— START —

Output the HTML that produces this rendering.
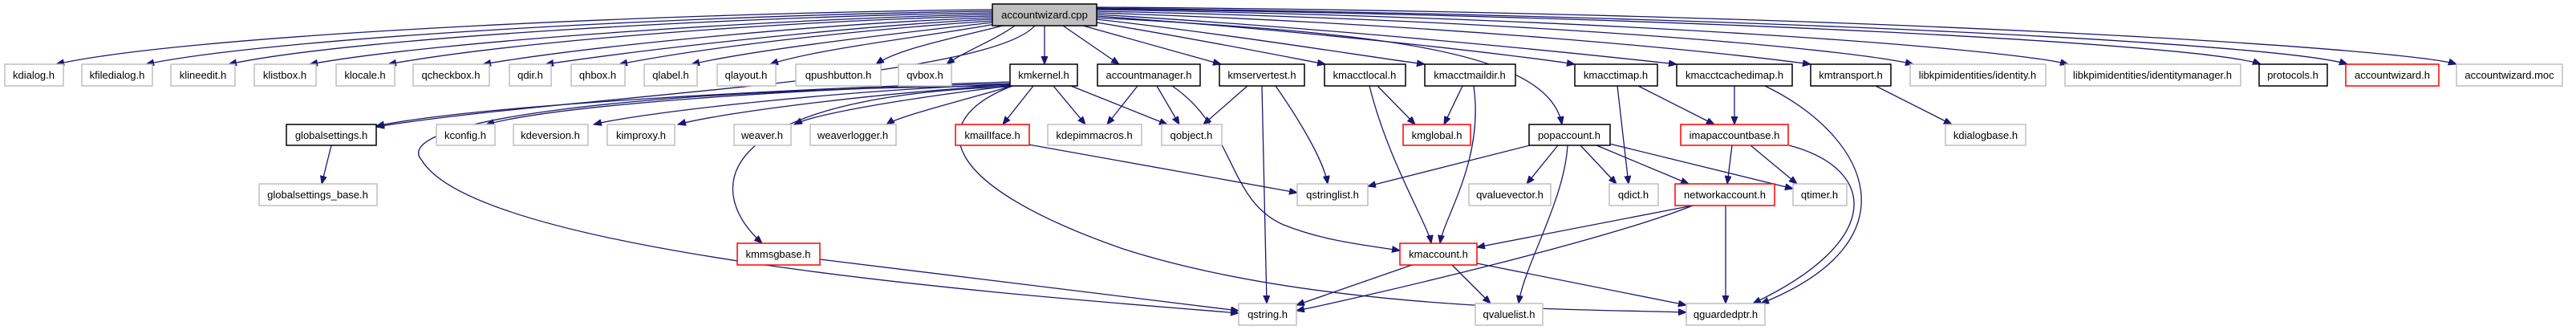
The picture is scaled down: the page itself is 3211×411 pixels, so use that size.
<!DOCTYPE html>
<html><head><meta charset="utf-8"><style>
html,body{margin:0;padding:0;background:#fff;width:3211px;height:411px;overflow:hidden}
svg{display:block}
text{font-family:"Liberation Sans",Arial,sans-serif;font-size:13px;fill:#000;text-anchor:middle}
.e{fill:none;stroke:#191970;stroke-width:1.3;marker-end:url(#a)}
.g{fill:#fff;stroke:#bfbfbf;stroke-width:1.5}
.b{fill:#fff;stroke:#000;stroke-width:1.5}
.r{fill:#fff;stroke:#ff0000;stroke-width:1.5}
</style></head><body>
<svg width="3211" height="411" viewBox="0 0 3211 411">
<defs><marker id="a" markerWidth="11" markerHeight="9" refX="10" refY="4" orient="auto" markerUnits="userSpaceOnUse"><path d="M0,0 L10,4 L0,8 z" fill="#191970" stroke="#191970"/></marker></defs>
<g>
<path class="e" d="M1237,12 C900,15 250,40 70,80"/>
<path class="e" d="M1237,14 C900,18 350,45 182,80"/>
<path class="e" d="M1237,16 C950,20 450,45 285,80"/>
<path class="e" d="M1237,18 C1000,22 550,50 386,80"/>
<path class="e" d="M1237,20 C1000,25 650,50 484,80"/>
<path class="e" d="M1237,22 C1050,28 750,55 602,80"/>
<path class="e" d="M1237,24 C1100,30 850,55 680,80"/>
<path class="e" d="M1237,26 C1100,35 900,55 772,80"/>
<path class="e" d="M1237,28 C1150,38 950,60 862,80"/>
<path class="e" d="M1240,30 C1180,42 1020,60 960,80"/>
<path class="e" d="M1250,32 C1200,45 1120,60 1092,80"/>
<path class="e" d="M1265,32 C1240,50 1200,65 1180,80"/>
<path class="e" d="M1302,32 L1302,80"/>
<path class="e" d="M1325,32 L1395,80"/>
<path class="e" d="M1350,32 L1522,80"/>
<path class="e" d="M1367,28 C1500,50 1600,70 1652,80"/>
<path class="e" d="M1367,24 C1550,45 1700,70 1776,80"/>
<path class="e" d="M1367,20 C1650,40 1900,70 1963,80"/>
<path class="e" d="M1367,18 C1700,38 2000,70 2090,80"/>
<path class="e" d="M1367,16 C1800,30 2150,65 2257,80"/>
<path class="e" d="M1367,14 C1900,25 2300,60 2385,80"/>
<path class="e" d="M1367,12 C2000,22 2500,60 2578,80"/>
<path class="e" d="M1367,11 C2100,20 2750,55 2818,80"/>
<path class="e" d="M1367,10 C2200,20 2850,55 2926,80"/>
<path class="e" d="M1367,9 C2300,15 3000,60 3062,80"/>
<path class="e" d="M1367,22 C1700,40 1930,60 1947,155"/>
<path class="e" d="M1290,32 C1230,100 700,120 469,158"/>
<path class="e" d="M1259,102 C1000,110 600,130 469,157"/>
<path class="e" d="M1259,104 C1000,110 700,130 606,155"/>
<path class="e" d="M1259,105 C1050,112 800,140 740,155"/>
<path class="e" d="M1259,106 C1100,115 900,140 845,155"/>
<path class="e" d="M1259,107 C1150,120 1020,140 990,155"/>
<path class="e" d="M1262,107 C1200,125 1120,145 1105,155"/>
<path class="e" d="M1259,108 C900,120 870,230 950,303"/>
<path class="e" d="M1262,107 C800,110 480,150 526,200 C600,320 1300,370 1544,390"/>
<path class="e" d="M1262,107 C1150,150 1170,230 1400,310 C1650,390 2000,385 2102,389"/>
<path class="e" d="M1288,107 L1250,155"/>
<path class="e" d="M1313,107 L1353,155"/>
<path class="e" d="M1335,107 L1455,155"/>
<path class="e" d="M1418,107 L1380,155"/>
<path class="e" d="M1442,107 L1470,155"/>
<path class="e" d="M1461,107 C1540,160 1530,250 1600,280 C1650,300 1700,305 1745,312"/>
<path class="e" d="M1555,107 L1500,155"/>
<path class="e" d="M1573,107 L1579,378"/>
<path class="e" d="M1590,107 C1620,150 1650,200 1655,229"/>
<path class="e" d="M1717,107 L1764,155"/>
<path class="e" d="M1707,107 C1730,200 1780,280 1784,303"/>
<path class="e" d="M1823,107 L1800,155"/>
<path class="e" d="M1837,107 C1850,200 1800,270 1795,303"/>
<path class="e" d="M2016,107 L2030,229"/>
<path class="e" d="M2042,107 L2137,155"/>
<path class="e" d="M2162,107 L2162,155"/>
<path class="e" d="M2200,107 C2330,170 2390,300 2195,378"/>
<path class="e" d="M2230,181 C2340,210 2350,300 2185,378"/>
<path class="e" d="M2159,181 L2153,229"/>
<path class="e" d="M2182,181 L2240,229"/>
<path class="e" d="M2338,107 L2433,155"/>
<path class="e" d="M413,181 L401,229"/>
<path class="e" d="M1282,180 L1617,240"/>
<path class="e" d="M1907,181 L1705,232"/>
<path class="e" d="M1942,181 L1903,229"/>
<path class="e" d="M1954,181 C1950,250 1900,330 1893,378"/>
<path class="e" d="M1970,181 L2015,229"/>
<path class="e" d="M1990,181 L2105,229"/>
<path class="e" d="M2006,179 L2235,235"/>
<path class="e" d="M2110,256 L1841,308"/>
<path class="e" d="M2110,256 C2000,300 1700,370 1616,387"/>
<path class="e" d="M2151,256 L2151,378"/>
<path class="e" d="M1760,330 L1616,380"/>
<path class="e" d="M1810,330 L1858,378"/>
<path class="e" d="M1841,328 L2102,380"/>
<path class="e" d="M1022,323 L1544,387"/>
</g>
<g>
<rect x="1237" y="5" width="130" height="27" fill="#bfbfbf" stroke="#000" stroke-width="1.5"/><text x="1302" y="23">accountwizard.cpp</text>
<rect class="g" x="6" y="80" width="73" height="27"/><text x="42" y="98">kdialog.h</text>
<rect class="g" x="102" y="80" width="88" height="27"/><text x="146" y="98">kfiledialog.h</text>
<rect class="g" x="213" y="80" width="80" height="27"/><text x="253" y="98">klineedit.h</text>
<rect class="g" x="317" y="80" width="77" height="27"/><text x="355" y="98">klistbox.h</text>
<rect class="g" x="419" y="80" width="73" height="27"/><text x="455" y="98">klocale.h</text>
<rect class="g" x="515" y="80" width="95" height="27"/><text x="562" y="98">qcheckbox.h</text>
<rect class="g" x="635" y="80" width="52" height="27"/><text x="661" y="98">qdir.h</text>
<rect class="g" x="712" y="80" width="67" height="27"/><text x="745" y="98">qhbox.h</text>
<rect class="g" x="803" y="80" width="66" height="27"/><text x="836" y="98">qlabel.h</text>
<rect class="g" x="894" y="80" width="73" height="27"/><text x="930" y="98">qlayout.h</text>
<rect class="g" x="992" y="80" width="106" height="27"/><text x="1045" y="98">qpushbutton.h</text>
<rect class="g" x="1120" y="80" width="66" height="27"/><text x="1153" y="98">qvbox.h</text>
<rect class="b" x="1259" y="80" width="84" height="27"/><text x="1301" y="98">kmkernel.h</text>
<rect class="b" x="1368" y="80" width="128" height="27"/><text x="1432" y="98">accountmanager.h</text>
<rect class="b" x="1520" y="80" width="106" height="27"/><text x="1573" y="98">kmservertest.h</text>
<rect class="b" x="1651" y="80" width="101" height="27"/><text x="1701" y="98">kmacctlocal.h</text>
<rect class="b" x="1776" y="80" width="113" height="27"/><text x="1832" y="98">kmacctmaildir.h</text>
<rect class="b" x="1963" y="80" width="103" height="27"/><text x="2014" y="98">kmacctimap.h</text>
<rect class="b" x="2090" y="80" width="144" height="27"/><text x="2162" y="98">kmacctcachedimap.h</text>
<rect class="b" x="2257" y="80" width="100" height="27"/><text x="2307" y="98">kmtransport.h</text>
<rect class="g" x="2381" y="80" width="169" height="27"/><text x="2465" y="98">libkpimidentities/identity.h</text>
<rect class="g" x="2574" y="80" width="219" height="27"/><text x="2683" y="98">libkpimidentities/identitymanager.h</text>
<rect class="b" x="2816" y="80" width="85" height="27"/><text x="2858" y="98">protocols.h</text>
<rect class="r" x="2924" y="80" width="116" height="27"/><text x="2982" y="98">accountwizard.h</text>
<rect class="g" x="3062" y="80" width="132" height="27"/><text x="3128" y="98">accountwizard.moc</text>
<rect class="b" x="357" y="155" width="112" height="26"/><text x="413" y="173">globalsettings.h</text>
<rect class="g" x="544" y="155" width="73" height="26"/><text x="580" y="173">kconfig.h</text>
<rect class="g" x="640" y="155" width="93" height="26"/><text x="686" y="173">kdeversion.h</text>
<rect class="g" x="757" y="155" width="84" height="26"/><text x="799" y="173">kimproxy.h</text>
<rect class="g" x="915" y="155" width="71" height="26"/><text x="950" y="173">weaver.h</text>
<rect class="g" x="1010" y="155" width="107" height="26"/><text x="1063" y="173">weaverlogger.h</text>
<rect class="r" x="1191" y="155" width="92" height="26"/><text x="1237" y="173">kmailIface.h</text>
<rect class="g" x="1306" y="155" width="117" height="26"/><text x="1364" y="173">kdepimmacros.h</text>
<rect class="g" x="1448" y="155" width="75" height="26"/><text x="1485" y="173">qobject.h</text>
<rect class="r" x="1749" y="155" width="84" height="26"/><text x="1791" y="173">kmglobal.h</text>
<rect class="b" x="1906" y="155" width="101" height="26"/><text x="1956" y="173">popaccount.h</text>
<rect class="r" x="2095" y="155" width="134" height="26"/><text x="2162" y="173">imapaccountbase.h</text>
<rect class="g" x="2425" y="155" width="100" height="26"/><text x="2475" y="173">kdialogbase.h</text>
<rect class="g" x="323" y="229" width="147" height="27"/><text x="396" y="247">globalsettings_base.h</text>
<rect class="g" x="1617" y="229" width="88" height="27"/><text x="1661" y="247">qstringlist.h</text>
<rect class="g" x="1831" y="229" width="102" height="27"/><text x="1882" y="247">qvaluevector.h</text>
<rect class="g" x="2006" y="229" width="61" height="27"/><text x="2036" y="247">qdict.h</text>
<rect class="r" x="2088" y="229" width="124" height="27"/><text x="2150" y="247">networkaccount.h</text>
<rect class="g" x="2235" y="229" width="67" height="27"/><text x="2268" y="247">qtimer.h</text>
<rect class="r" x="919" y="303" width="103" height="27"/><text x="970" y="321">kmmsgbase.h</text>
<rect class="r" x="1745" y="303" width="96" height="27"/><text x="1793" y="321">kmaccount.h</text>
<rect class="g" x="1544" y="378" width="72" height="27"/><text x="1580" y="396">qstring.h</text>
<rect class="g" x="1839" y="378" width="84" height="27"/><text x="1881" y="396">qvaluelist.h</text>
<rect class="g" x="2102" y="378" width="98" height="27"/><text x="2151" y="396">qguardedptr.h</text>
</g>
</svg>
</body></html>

— END —

Written exercise → From the listing above, collect every line that mentions the word "size".

Correct result →
The picture is scaled down: the page itself is 3211×411 pixels, so use that size.
text{font-family:"Liberation Sans",Arial,sans-serif;font-size:13px;fill:#000;text-anchor:middle}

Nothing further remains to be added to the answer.